Required task => State only the number of lines that include "this".

Exercise inputs =>

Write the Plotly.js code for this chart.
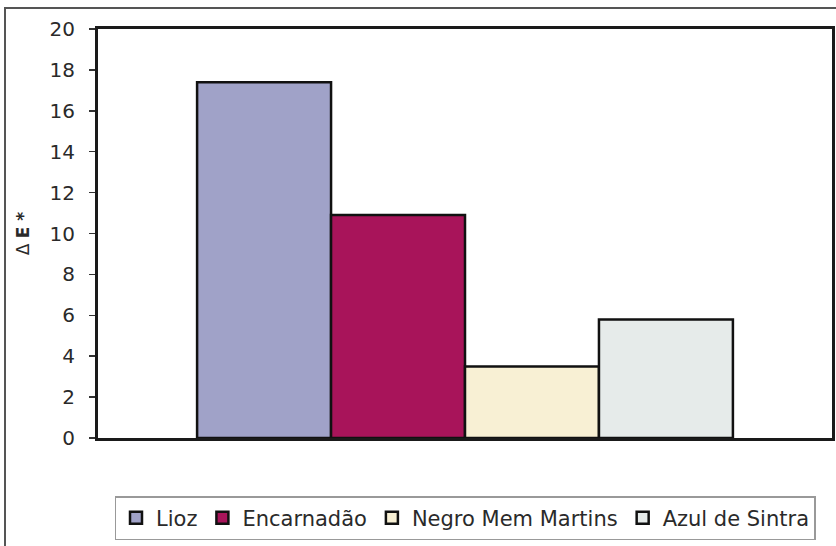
<!DOCTYPE html>
<html>
<head>
<meta charset="utf-8">
<script src="https://cdn.plot.ly/plotly-3.0.1.min.js"></script>
<style>
  html, body { margin: 0; padding: 0; background: #fff; }
  #wrap { position: relative; width: 836px; height: 546px; }
  #chart { width: 836px; height: 546px; }
  #frame {
    position: absolute; left: 4px; top: 7px; width: 900px; height: 600px;
    border-left: 2px solid #555; border-top: 2px solid #555;
    pointer-events: none;
  }
</style>
</head>
<body>
<div id="wrap">
  <div id="chart"></div>
  <div id="frame"></div>
</div>
<script>
// Colour difference (ΔE*) per stone type
const stones = ['Lioz', 'Encarnadão', 'Negro Mem Martins', 'Azul de Sintra'];
const deltaE = [17.4, 10.9, 3.5, 5.8];
const colors = ['#a0a2c8', '#a8145a', '#f8f0d4', '#e6ebea'];
const yTicks = [0, 2, 4, 6, 8, 10, 12, 14, 16, 18, 20];

const FONT = 'DejaVu Sans, Arial, sans-serif';

const traces = stones.map((name, i) => ({
  type: 'bar',
  name: name,
  x: [''],
  y: [deltaE[i]],
  marker: { color: colors[i], line: { color: '#111', width: 2.5 } },
  hoverinfo: 'name+y'
}));

const layout = {
  width: 836,
  height: 546,
  margin: { l: 98, r: 4, t: 29, b: 108 },
  paper_bgcolor: '#fff',
  plot_bgcolor: '#fff',
  barmode: 'group',
  bargap: 0.27,
  bargroupgap: 0,
  showlegend: true,
  font: { family: FONT, color: '#2a2a2a' },
  xaxis: {
    type: 'category',
    showticklabels: false,
    ticks: '',
    showgrid: false,
    zeroline: false,
    showline: true,
    mirror: true,
    linecolor: '#1a1a1a',
    linewidth: 3,
    fixedrange: true
  },
  yaxis: {
    range: [0, 20],
    tickvals: yTicks,
    ticktext: yTicks.map(String),
    ticks: 'outside',
    ticklen: 6,
    tickwidth: 1.5,
    tickcolor: '#333',
    ticklabelstandoff: 10,
    tickfont: { family: FONT, size: 20, color: '#2a2a2a' },
    showgrid: false,
    zeroline: false,
    showline: true,
    mirror: true,
    linecolor: '#1a1a1a',
    linewidth: 3,
    title: {
      text: 'Δ <b>E *</b>',
      font: { family: FONT, size: 17, color: '#2a2a2a' },
      standoff: 16
    },
    fixedrange: true
  },
  legend: {
    orientation: 'h',
    x: 0.5,
    xanchor: 'center',
    y: -0.142,
    yanchor: 'top',
    bordercolor: '#999',
    borderwidth: 1.5,
    bgcolor: '#fff',
    font: { family: FONT, size: 21, color: '#2a2a2a' },
    itemwidth: 30,
    traceorder: 'normal'
  }
};

Plotly.newPlot('chart', traces, layout, { displayModeBar: false, staticPlot: true });
</script>
</body>
</html>
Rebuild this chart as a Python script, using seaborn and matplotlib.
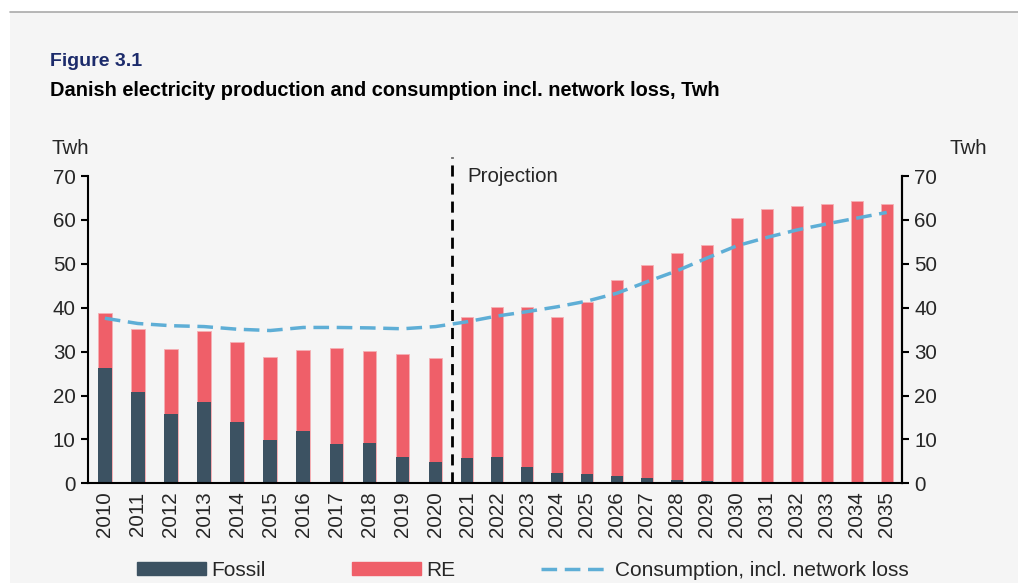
import numpy as np
import pandas as pd
import matplotlib
matplotlib.use("Agg")
import matplotlib.pyplot as plt
import matplotlib.patches as mpatches
import matplotlib.lines as mlines
import seaborn as sns

# data (TWh)
years = [str(y) for y in range(2010, 2036)]
fossil = [26.3, 20.9, 15.7, 18.5, 14.0, 9.8, 11.9, 9.0, 9.2, 6.1, 4.9,
          5.8, 6.0, 3.8, 2.4, 2.2, 1.7, 1.3, 0.8, 0.5, 0.2, 0.1, 0.1, 0.0, 0.0, 0.0]
re = [12.4, 14.2, 14.9, 16.1, 18.1, 19.0, 18.5, 21.9, 21.0, 23.3, 23.7,
      32.0, 34.2, 36.4, 35.4, 39.0, 44.7, 48.4, 51.6, 53.7, 60.3, 62.4, 63.0, 63.6, 64.2, 63.6]
consumption = [37.6, 36.4, 35.9, 35.7, 35.1, 34.8, 35.5, 35.5, 35.4, 35.2, 35.7,
               36.8, 38.1, 39.1, 40.2, 41.5, 43.3, 45.9, 48.4, 51.3, 54.1, 56.0, 57.7, 59.1, 60.4, 61.7]
n_hist = 11  # 2010-2020 are historic, the rest is projection

df = pd.DataFrame({"year": years, "fossil": fossil, "re": re, "consumption": consumption})
df["total"] = df["fossil"] + df["re"]

c_fossil = "#3c5262"
c_re = "#ef5f69"
c_line = "#5eaed6"
bg = "#f5f5f5"
fs = 14.8
dash = (4.5, 2.2)

sns.set_theme(style="white")
plt.rcParams["font.family"] = ["Liberation Sans", "DejaVu Sans"]

fig = plt.figure(figsize=(10.18, 5.83), dpi=100, facecolor="white")
fig.patches.append(mpatches.Rectangle((10 / 1018, 0), 1, 1 - 12 / 583, transform=fig.transFigure,
                                      facecolor=bg, edgecolor="none", zorder=-10))
fig.lines.append(mlines.Line2D([10 / 1018, 1], [1 - 12 / 583, 1 - 12 / 583], transform=fig.transFigure,
                               color="#aaaaaa", lw=1.2))

ax = fig.add_axes([88.3 / 1018, 1 - 483.3 / 583, (901.7 - 88.3) / 1018, (483.3 - 176) / 583])
ax.set_facecolor("none")

# stacked bars: total in RE colour, fossil drawn over it
sns.barplot(data=df, x="year", y="total", color=c_re, width=0.41, saturation=1,
            edgecolor="#f5b0b5", linewidth=0.6, ax=ax)
sns.barplot(data=df, x="year", y="fossil", color=c_fossil, width=0.41, saturation=1,
            linewidth=0, ax=ax)
sns.lineplot(x=np.arange(len(years)), y=df["consumption"], color=c_line, lw=2.5,
             ax=ax, zorder=5)
ax.lines[-1].set_dashes(dash)

# historic years get slightly wider slots than projection years in the original
split = n_hist - 0.5
k = 33.1 / 30.0
def fwd(x):
    x = np.asarray(x, dtype=float)
    return np.where(x < split, split + (x - split) * k, x)
def inv(x):
    x = np.asarray(x, dtype=float)
    return np.where(x < split, split + (x - split) / k, x)
ax.set_xscale("function", functions=(fwd, inv))

ax.set_xlim(-0.5, len(years) - 0.5)
ax.set_ylim(0, 70)
ax.set_yticks(range(0, 71, 10))
ax.set_xlabel("")
ax.set_ylabel("")

ax.set_xticks(np.arange(len(years)))
ax.set_xticklabels(years, rotation=90, fontsize=fs)
ax.set_xticks(np.arange(len(years) + 1) - 0.5, minor=True)
ax.tick_params(axis="x", which="major", length=0, pad=6)
ax.tick_params(axis="x", which="minor", length=5, width=1.5, direction="out", color="black")
ax.tick_params(axis="y", length=5, width=1.5, direction="out", labelsize=fs, color="black", pad=4)
ax.yaxis.set_ticks_position("left")

for s in ["left", "bottom", "right"]:
    ax.spines[s].set_visible(True)
    ax.spines[s].set_color("black")
    ax.spines[s].set_linewidth(1.5)
ax.spines["top"].set_visible(False)

ax2 = ax.twinx()
ax2.set_ylim(0, 70)
ax2.set_yticks(range(0, 71, 10))
ax2.tick_params(axis="y", length=5, width=1.5, direction="out", labelsize=fs, color="black", pad=4)
for s in ["left", "bottom", "top"]:
    ax2.spines[s].set_visible(False)
ax2.spines["right"].set_color("black")
ax2.spines["right"].set_linewidth(1.5)

# projection divider
ax.plot([split, split], [0, 74.3], color="black", lw=2, linestyle=(0, (4, 2.5)), clip_on=False, zorder=6)
ax.text(split + 0.5, 70, "Projection", fontsize=fs, va="center", ha="left")

fig.text(51 / 1018, 1 - 148 / 583, "Twh", fontsize=fs, va="center", ha="left")
fig.text(950 / 1018, 1 - 148 / 583, "Twh", fontsize=fs, va="center", ha="left")

fig.text(50 / 1018, 1 - 61 / 583, "Figure 3.1", fontsize=14, fontweight="bold",
         color="#1c2b6b", va="center", ha="left")
fig.text(50 / 1018, 1 - 90 / 583, "Danish electricity production and consumption incl. network loss, Twh",
         fontsize=14.4, fontweight="bold", color="black", va="center", ha="left")

handles = [mpatches.Patch(color=c_fossil, label="Fossil"),
           mpatches.Patch(color=c_re, label="RE"),
           mlines.Line2D([], [], color=c_line, lw=2.5, dashes=dash, label="Consumption, incl. network loss")]
for h, x0 in zip(handles, [137, 352, 541]):
    fig.legend(handles=[h], loc="center left", bbox_to_anchor=(x0 / 1018, 13 / 583),
               frameon=False, fontsize=15, handlelength=3.3, handleheight=0.6, handletextpad=0.25,
               borderpad=0, borderaxespad=0)

fig.savefig("out.png", dpi=100, facecolor=fig.get_facecolor())
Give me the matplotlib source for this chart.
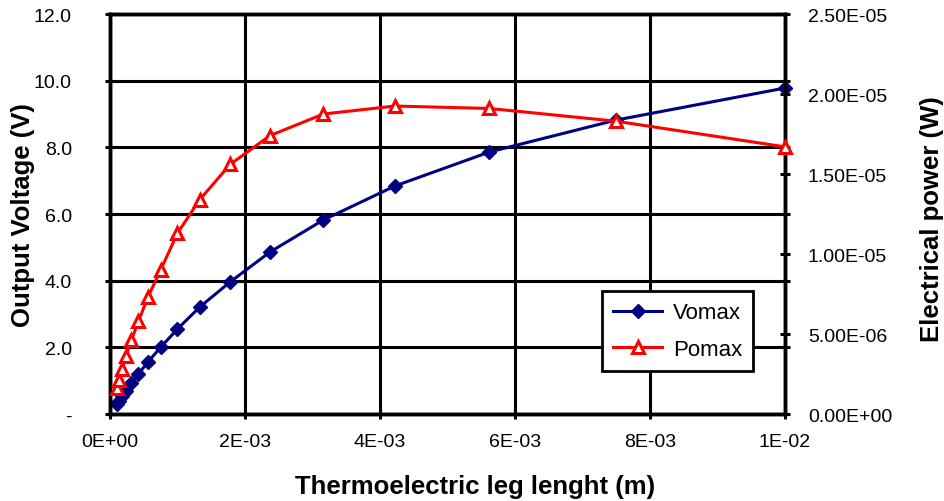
import numpy as np
import matplotlib
matplotlib.use("Agg")
import matplotlib.pyplot as plt
import matplotlib.ticker as ticker

plt.rcParams['font.family'] = ['Liberation Sans', 'DejaVu Sans']

# leg length (m)
leg_length = [1.0e-4, 1.33e-4, 1.78e-4, 2.37e-4, 3.16e-4, 4.22e-4, 5.62e-4, 7.5e-4,
              1.0e-3, 1.33e-3, 1.78e-3, 2.37e-3, 3.16e-3, 4.22e-3, 5.62e-3, 7.5e-3, 1.0e-2]
# output voltage (V)
vomax = [0.30, 0.40, 0.53, 0.70, 0.92, 1.20, 1.56, 2.00,
         2.55, 3.21, 3.96, 4.86, 5.82, 6.84, 7.86, 8.82, 9.78]
# electrical power (W)
pomax = [1.6e-6, 2.1e-6, 2.8e-6, 3.6e-6, 4.6e-6, 5.8e-6, 7.3e-6, 9.0e-6,
         1.13e-5, 1.34e-5, 1.56e-5, 1.74e-5, 1.875e-5, 1.925e-5, 1.91e-5, 1.83e-5, 1.67e-5]

v_ticks = [0, 2, 4, 6, 8, 10, 12]
v_labels = ["-", "2.0", "4.0", "6.0", "8.0", "10.0", "12.0"]
p_ticks = [0, 5e-6, 1e-5, 1.5e-5, 2e-5, 2.5e-5]
p_labels = ["0.00E+00", "5.00E-06", "1.00E-05", "1.50E-05", "2.00E-05", "2.50E-05"]
x_ticks = [0, 2e-3, 4e-3, 6e-3, 8e-3, 1e-2]
x_labels = ["0E+00", "2E-03", "4E-03", "6E-03", "8E-03", "1E-02"]

fig = plt.figure(figsize=(9.44, 5.02), dpi=100)
ax = fig.add_axes([0.1165, 0.1733, 0.715, 0.7967])
ax2 = ax.twinx()

ax.set_xlim(0, 1e-2)
ax.set_ylim(0, 12)
ax2.set_ylim(0, 2.5e-5)

ax.set_xticks(x_ticks)
ax.set_xticklabels(x_labels)
ax.set_yticks(v_ticks)
ax.set_yticklabels(v_labels)
ax2.set_yticks(p_ticks)
ax2.set_yticklabels(p_labels)
# stubs of the voltage gridlines on the right spine
ax2.yaxis.set_minor_locator(ticker.FixedLocator([v * 2.5e-5 / 12 for v in v_ticks[1:-1]]))

ax.grid(True, color="black", linewidth=2.2)
ax.set_axisbelow(True)
for a in (ax, ax2):
    for s in a.spines.values():
        s.set_linewidth(2.5)
        s.set_color("black")
ax.tick_params(axis="y", direction="inout", length=7, width=2.2, labelsize=14, pad=24)
ax.tick_params(axis="x", direction="inout", length=7, width=2.2, labelsize=14, pad=10)
ax2.tick_params(axis="y", which="both", direction="inout", length=7, width=2.2, labelsize=14, pad=13)

l1, = ax.plot(leg_length, vomax, color="#000080", linewidth=2.2, marker="D",
              markersize=7, markerfacecolor="#000080", markeredgecolor="#000080",
              label="Vomax", clip_on=False, zorder=5)
l2, = ax2.plot(leg_length, pomax, color="#FF0000", linewidth=2.2, marker="^",
               markersize=9, markerfacecolor="white", markeredgecolor="#FF0000",
               markeredgewidth=2.2, label="Pomax", clip_on=False, zorder=5)

ax.set_xlabel("Thermoelectric leg lenght (m)", fontsize=18.5, fontweight="bold", va="center")
ax.set_ylabel("Output Voltage (V)", fontsize=18.5, fontweight="bold", va="center")
ax2.set_ylabel("Electrical power (W)", fontsize=18.5, fontweight="bold", va="center")
ax.xaxis.set_label_coords(0.541, -0.18)
ax.yaxis.set_label_coords(-0.129, 0.5)
ax2.yaxis.set_label_coords(1.218, 0.49)

leg = ax2.legend(handles=[l1, l2], loc="lower left", bbox_to_anchor=(0.729, 0.1075),
                 fontsize=16, frameon=True, fancybox=False, framealpha=1,
                 edgecolor="black", handlelength=2.2, borderpad=0.5, labelspacing=0.7,
                 handletextpad=0.5, borderaxespad=0)
leg.get_frame().set_linewidth(2)

fig.savefig("out.png", dpi=100)
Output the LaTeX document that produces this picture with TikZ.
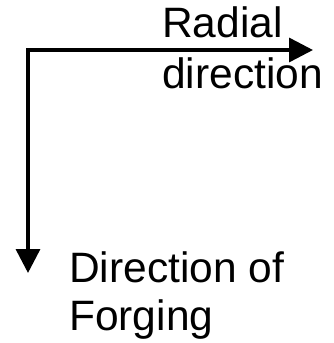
\documentclass[tikz,border=0pt]{standalone}
\usepackage{fontspec}
\setmainfont{Liberation Sans}
\usetikzlibrary{arrows.meta}
\begin{document}
\begin{tikzpicture}[x=1pt,y=-1pt,
  axis/.style={line width=3.5pt,{Triangle[length=24pt,width=24pt]}-{Triangle[length=24pt,width=24pt]}},
  lbl/.style={anchor=base west,inner sep=0pt,font=\fontsize{42.5}{48}\selectfont}]
\useasboundingbox (0,0) rectangle (333,343);
\coordinate (corner) at (28,50);
\coordinate (htip) at (313,50);
\coordinate (vtip) at (28,273);
\draw[axis] (vtip) -- (corner) -- (htip);
\node[lbl] (radial) at (162,37) {Radial};
\node[lbl] (direction) at (162,88) {direction};
\node[lbl] (dirof) at (69,282) {Direction of};
\node[lbl] (forging) at (69,330) {Forging};
\end{tikzpicture}
\end{document}
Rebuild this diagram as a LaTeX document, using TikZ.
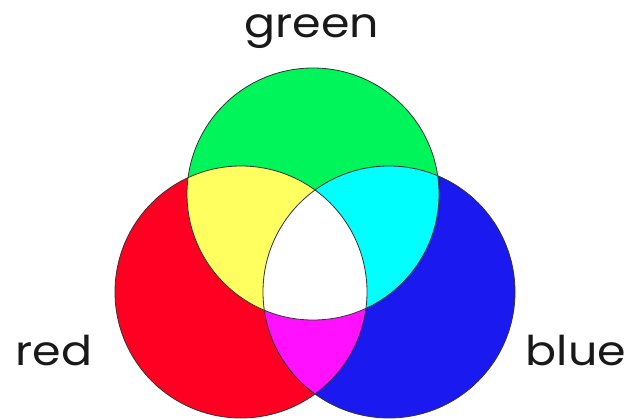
\documentclass[tikz,border=0pt]{standalone}
\usepackage{fontspec}
\setmainfont{Poppins}[FakeStretch=1.12]
\definecolor{cgreen}{HTML}{00F55A}
\definecolor{cred}{HTML}{FF0022}
\definecolor{cblue}{HTML}{1A1AF0}
\definecolor{cyellow}{HTML}{FFFF60}
\definecolor{ccyan}{HTML}{00FFFF}
\definecolor{cmagenta}{HTML}{FF10FF}
\tikzset{
  lbl/.style={anchor=base, inner sep=0pt, font=\fontsize{41}{41}\selectfont, text=black!90},
  rim/.style={draw=black!80, line width=0.8pt}
}
\begin{document}
\begin{tikzpicture}[x=1pt,y=-1pt]
\useasboundingbox (0,0) rectangle (631,419);
\def\rr{126}
\coordinate (R) at (241,292);
\coordinate (G) at (313,194);
\coordinate (B) at (389,292);
\fill[cred] (R) circle[radius=\rr];
\fill[cblue] (B) circle[radius=\rr];
\fill[cgreen] (G) circle[radius=\rr];
\begin{scope}
  \clip (R) circle[radius=\rr];
  \fill[cyellow] (G) circle[radius=\rr];
  \fill[cmagenta] (B) circle[radius=\rr];
\end{scope}
\begin{scope}
  \clip (G) circle[radius=\rr];
  \fill[ccyan] (B) circle[radius=\rr];
\end{scope}
\begin{scope}
  \clip (R) circle[radius=\rr];
  \clip (G) circle[radius=\rr];
  \fill[white] (B) circle[radius=\rr];
\end{scope}
\draw[rim] (R) circle[radius=\rr];
\draw[rim] (G) circle[radius=\rr];
\draw[rim] (B) circle[radius=\rr];
\node[lbl] (tg) at (312,38) {green};
\node[lbl] (tr) at (54,365) {red};
\node[lbl] (tb) at (576,365) {blue};
\end{tikzpicture}
\end{document}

Completed exercise => 5